* _SHORT PROBLEM_
Without any pictures, restate the lines from the one containing "Give me the" to the one containing "const TEXT = '#3a3a3a';", word for word, ends included.

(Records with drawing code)

◇ ◇ ◇ ◇ ◇

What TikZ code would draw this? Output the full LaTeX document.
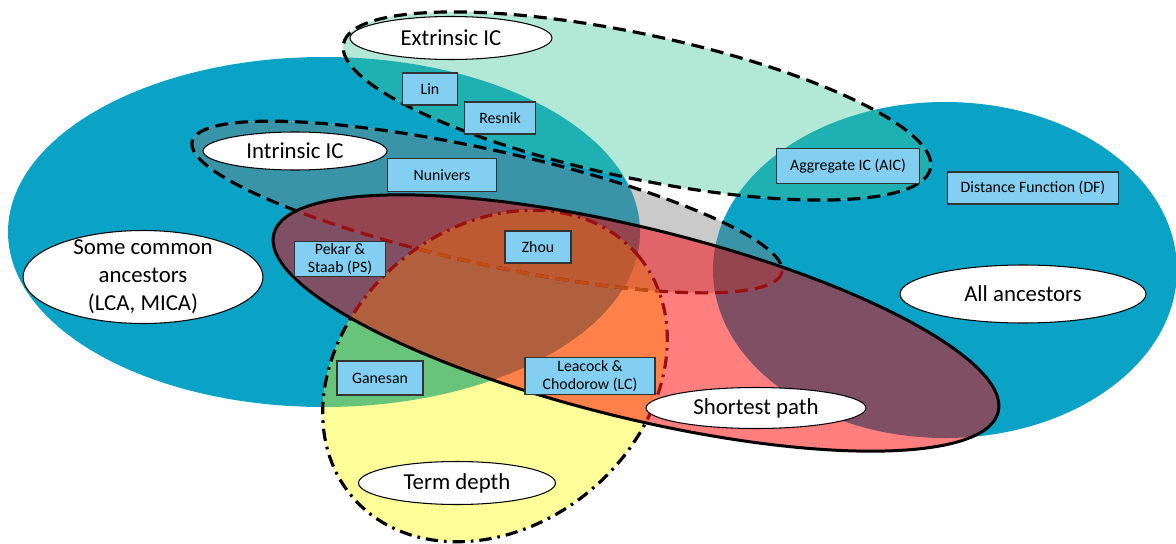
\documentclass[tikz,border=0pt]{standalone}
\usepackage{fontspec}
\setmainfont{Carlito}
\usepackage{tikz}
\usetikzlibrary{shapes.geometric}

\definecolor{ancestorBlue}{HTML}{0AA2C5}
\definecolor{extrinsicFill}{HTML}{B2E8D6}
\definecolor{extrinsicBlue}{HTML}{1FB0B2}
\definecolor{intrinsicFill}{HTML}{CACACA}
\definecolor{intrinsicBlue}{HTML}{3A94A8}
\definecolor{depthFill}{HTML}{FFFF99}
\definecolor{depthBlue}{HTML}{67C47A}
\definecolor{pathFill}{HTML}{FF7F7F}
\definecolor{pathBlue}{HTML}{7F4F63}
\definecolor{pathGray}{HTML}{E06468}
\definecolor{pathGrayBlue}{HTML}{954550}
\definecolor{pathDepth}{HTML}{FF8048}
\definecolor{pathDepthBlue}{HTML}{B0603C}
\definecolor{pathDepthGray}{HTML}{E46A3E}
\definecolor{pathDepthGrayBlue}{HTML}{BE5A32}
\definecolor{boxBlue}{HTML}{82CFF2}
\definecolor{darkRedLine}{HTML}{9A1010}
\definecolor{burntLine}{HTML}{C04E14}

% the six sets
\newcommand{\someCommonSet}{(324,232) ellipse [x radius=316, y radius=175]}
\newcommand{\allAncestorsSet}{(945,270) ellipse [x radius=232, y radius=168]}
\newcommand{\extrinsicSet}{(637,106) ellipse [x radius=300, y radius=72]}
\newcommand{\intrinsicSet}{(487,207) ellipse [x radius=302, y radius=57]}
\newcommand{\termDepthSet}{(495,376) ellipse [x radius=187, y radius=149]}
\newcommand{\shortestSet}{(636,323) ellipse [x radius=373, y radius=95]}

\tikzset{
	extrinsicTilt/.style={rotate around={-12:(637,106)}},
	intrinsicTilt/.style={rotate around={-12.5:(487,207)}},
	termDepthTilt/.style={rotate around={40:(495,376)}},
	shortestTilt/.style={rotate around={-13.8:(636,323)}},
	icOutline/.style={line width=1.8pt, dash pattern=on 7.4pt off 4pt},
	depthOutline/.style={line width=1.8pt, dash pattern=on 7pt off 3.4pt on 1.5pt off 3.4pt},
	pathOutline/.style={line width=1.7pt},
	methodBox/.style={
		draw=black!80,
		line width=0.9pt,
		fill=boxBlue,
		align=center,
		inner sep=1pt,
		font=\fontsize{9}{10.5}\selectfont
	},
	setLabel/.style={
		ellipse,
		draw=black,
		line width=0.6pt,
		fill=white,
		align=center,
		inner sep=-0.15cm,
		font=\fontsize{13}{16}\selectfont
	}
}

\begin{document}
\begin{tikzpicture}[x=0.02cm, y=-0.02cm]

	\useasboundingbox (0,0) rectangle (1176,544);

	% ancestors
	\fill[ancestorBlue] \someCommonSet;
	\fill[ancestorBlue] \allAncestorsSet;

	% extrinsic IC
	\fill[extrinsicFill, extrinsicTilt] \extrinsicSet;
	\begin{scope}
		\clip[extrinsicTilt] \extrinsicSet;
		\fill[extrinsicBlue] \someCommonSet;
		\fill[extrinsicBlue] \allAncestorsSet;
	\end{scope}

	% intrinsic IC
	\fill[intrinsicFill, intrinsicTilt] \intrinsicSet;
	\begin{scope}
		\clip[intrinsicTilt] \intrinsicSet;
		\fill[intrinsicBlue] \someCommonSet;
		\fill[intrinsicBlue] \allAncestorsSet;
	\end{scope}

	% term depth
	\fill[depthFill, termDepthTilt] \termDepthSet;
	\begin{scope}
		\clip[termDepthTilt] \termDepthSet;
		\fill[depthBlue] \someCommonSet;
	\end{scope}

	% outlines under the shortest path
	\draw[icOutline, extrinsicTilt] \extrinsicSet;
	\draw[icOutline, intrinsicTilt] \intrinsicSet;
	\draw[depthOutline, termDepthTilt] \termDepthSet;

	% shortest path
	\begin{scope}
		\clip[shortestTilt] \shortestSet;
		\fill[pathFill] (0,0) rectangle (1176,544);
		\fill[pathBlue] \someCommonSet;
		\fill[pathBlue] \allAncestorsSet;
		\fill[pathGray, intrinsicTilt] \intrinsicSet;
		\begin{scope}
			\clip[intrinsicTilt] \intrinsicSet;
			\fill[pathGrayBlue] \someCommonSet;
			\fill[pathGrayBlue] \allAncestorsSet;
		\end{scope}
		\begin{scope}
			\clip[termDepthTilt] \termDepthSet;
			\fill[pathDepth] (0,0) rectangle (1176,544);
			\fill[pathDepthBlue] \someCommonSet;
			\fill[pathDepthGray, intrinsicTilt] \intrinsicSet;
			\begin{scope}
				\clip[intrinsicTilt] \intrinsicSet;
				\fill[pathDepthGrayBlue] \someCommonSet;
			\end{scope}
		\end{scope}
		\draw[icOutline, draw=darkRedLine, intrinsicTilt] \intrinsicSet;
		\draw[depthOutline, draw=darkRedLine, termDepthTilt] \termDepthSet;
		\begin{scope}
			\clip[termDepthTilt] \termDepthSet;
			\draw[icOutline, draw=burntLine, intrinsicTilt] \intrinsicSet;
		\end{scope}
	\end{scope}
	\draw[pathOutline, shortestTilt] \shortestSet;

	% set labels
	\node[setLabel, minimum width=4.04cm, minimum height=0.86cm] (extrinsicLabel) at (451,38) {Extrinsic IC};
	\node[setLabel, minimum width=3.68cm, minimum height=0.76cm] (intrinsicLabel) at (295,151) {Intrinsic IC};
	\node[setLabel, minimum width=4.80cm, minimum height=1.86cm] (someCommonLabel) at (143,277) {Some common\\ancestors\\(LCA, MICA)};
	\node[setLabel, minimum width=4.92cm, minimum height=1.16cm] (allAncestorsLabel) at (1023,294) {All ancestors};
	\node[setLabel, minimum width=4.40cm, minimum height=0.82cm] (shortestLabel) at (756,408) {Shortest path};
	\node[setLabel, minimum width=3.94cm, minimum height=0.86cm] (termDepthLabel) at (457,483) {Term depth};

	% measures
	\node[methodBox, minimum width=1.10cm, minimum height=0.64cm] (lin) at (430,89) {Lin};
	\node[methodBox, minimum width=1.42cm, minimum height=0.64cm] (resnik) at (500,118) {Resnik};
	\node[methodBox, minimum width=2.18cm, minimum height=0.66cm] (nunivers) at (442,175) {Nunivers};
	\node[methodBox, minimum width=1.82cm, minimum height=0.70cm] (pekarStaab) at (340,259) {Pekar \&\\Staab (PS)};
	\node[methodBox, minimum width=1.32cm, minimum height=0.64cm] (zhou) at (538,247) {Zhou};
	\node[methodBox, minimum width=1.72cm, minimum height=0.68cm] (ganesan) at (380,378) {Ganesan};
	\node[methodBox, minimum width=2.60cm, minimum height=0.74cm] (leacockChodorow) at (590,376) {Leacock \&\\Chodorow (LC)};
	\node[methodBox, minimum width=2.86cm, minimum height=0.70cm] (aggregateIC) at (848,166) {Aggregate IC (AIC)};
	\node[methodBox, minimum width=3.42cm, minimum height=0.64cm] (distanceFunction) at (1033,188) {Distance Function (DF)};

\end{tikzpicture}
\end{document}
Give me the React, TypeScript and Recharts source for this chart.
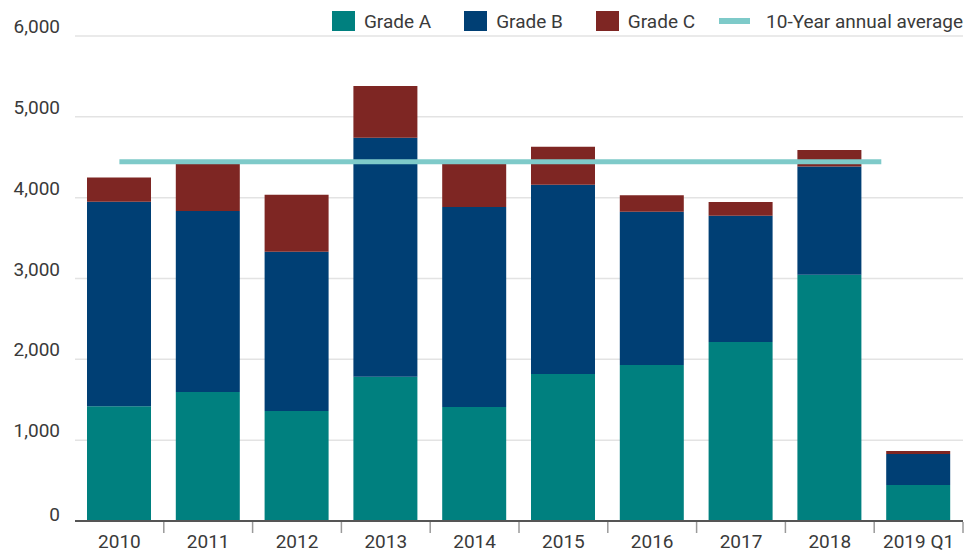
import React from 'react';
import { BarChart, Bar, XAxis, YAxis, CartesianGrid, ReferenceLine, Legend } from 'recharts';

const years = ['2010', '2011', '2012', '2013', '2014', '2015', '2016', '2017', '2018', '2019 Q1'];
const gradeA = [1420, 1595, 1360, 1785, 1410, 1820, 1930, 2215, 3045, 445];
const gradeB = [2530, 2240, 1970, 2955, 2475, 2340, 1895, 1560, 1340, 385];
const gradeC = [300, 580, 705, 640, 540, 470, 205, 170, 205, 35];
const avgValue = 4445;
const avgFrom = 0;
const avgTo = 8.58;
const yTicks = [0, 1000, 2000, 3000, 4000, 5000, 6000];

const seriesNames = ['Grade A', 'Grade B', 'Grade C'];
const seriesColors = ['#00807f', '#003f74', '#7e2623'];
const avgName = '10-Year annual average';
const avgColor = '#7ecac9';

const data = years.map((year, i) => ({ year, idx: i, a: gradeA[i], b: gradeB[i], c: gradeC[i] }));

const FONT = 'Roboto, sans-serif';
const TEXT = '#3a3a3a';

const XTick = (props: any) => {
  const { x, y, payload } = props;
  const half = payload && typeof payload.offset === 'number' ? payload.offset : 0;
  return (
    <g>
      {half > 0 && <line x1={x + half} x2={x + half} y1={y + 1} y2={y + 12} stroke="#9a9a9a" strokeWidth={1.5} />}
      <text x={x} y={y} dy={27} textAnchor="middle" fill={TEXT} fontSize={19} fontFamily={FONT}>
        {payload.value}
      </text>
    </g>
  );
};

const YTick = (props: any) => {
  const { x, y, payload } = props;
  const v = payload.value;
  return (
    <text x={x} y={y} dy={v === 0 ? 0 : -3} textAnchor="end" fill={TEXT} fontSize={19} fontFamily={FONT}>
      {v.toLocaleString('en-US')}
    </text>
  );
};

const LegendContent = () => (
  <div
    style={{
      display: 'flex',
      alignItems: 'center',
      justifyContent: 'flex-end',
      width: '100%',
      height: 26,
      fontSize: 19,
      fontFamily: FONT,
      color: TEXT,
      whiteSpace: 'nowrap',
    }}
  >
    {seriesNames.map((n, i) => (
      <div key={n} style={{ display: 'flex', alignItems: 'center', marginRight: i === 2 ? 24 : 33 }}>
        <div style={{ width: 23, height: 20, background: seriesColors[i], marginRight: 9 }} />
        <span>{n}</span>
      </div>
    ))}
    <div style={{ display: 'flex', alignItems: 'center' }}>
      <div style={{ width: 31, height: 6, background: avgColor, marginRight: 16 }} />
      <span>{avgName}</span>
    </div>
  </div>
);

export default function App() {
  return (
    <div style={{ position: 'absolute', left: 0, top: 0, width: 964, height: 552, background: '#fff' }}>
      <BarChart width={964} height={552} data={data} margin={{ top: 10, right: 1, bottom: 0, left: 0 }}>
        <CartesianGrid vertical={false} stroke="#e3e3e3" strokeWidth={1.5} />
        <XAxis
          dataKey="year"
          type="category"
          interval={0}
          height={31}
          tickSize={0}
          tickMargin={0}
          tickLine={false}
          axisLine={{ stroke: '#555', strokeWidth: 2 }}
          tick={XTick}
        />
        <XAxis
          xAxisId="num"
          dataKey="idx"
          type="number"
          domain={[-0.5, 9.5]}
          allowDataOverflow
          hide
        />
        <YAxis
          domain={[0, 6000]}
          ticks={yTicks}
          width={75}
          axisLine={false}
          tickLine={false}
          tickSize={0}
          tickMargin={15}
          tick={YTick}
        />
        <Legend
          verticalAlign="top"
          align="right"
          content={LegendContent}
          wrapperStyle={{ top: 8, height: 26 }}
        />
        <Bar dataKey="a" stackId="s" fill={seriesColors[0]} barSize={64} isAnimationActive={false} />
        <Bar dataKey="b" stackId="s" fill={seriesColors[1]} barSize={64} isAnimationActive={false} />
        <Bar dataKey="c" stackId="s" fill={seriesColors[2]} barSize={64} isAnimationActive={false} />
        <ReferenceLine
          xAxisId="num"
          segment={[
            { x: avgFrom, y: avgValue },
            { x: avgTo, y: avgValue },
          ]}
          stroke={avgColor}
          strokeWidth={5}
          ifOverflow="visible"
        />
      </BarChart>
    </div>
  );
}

◇ ◇ ◇ ◇ ◇

* _THE ANSWER_
Give me the React, TypeScript and Recharts source for this chart.
import React from 'react';
import { BarChart, Bar, XAxis, YAxis, CartesianGrid, ReferenceLine, Legend } from 'recharts';

const years = ['2010', '2011', '2012', '2013', '2014', '2015', '2016', '2017', '2018', '2019 Q1'];
const gradeA = [1420, 1595, 1360, 1785, 1410, 1820, 1930, 2215, 3045, 445];
const gradeB = [2530, 2240, 1970, 2955, 2475, 2340, 1895, 1560, 1340, 385];
const gradeC = [300, 580, 705, 640, 540, 470, 205, 170, 205, 35];
const avgValue = 4445;
const avgFrom = 0;
const avgTo = 8.58;
const yTicks = [0, 1000, 2000, 3000, 4000, 5000, 6000];

const seriesNames = ['Grade A', 'Grade B', 'Grade C'];
const seriesColors = ['#00807f', '#003f74', '#7e2623'];
const avgName = '10-Year annual average';
const avgColor = '#7ecac9';

const data = years.map((year, i) => ({ year, idx: i, a: gradeA[i], b: gradeB[i], c: gradeC[i] }));

const FONT = 'Roboto, sans-serif';
const TEXT = '#3a3a3a';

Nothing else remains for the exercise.